Hollywood’s job is to give us entertainment, i.e., song and dance, intertwined sex appeal and innocence signaling, escapes into cowboy simplicity or into aristocratic elegance, and historical epics that reassure us about whatever Christian beliefs we might still hold.  Maybe a handful of noir films are being made in this fictional studio, but by not portraying any of that, Hail, Caeser! indicates that such films were not central to what the Hollywood of this era was about; and certainly, no auter-controlled artistic films like those of the Coen Brothers could have been made under that system.  So, while the film-making going on here is antithetical to their kind, the Coens want to relive it, to participate in it, and to explore the strongest case that could be made for it.  

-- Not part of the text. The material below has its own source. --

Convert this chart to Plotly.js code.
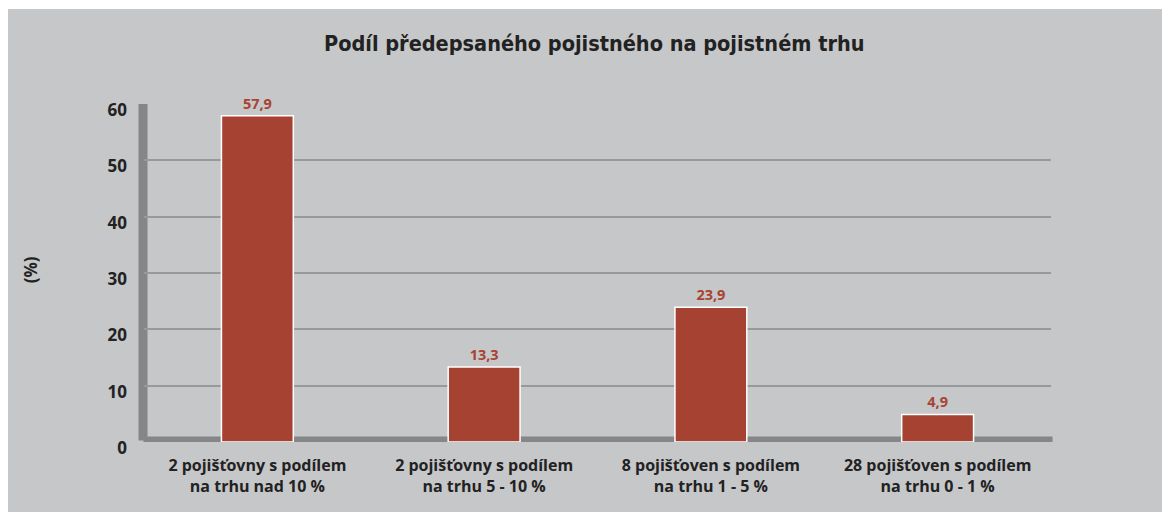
<!DOCTYPE html>
<html>
<head>
<meta charset="utf-8">
<script src="https://cdn.plot.ly/plotly-3.0.1.min.js"></script>
<style>
html,body{margin:0;padding:0;background:#ffffff;width:1162px;height:512px;overflow:hidden;}
#chart{position:absolute;left:8px;top:9px;width:1154px;height:503px;}
</style>
</head>
<body>
<div id="chart"></div>
<script>
var categories = [
  "2 pojišťovny s podílem<br>na trhu nad 10 %",
  "2 pojišťovny s podílem<br>na trhu 5 - 10 %",
  "8 pojišťoven s podílem<br>na trhu 1 - 5 %",
  "28 pojišťoven s podílem<br>na trhu 0 - 1 %"
];
var shares = [57.9, 13.3, 23.9, 4.9];
var yTicks = [0, 10, 20, 30, 40, 50, 60];

var font = "'Open Sans', 'DejaVu Sans Condensed', sans-serif";

var trace = {
  type: 'bar',
  x: categories,
  y: shares,
  marker: {color: '#a54232', line: {color: '#ffffff', width: 1.5}},
  texttemplate: '%{y:.1f}',
  textposition: 'outside',
  cliponaxis: false,
  textfont: {family: font, size: 14.5, color: '#a84332', weight: 'bold'},
  hoverinfo: 'none'
};

var layout = {
  width: 1154,
  height: 503,
  paper_bgcolor: '#c6c7c9',
  plot_bgcolor: 'rgba(0,0,0,0)',
  separators: ', ',
  margin: {l: 135.5, r: 110.5, t: 94.5, b: 69.5},
  bargap: 0.683,
  showlegend: false,
  title: {
    text: 'Podíl předepsaného pojistného na pojistném trhu',
    font: {family: "'DejaVu Sans Condensed', sans-serif", size: 21.5, color: '#222222', weight: 'bold'},
    x: 0.508, xref: 'container', xanchor: 'center',
    y: 0.932, yref: 'container', yanchor: 'middle'
  },
  xaxis: {
    type: 'category',
    showgrid: false, zeroline: false, showline: false,
    ticks: '',
    tickfont: {family: font, size: 16, color: '#222222', weight: 'bold'},
    ticklabelstandoff: 12
  },
  yaxis: {
    range: [0, 60],
    tickvals: yTicks,
    showgrid: true, gridcolor: '#98999b', gridwidth: 1.8,
    zeroline: false, showline: false,
    ticks: '',
    tickfont: {family: font, size: 17, color: '#222222', weight: 'bold'},
    ticklabelstandoff: 16,
    ticklabelshift: 6
  },
  shapes: [
    {type: 'rect', layer: 'below', xref: 'paper', yref: 'y',
     x0: -0.00606, x1: 0.00385, y0: 0.27, y1: 60,
     fillcolor: '#858688', line: {width: 0}},
    {type: 'rect', layer: 'below', xref: 'paper', yref: 'y',
     x0: -0.0006, x1: 1.0017, y0: -0.8, y1: 0.97,
     fillcolor: '#858688', line: {width: 0}}
  ],
  annotations: [
    {text: '(%)', xref: 'paper', yref: 'paper', x: -0.125, y: 0.51,
     showarrow: false, textangle: -90, xanchor: 'center', yanchor: 'middle',
     font: {family: font, size: 17, color: '#222222', weight: 'bold'}}
  ]
};

Plotly.newPlot('chart', [trace], layout, {displayModeBar: false, staticPlot: true});
</script>
</body>
</html>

Well, that should whet your appetite.  Do see it, if nothing else to do your duty to support the box-office viability of intelligent films.  I’d like any reader help I can get in understanding certain puzzles posed within it regarding, I think, the passage of time and the presence of “splits,” but I’ll provide more soon on what I think I know the film is saying, and especially about faith. 

For now, I’ll just note that the film portrays 1) the really naïve faith of the American communists, 2) the more complicated kind of the mainstream Americans in Christianity, resulting in and being apparently shored-up by the Bible-friendly historical epics, and finally, 3) the strange faith–which becomes really strange if the Coens themselves endorse it–that Mannix comes to place in American movie-making itself.

And I’ll give the last words here to Ralph Ellison, from the visit-to-the-movies episode in Juneteenth:

They’re only shadows, Bliss, Daddy Hickman whispered.  They’re fun if you keep that in mind.  They’re only dangerous if you try to believe in them the way you believe in the sunlight or the Word.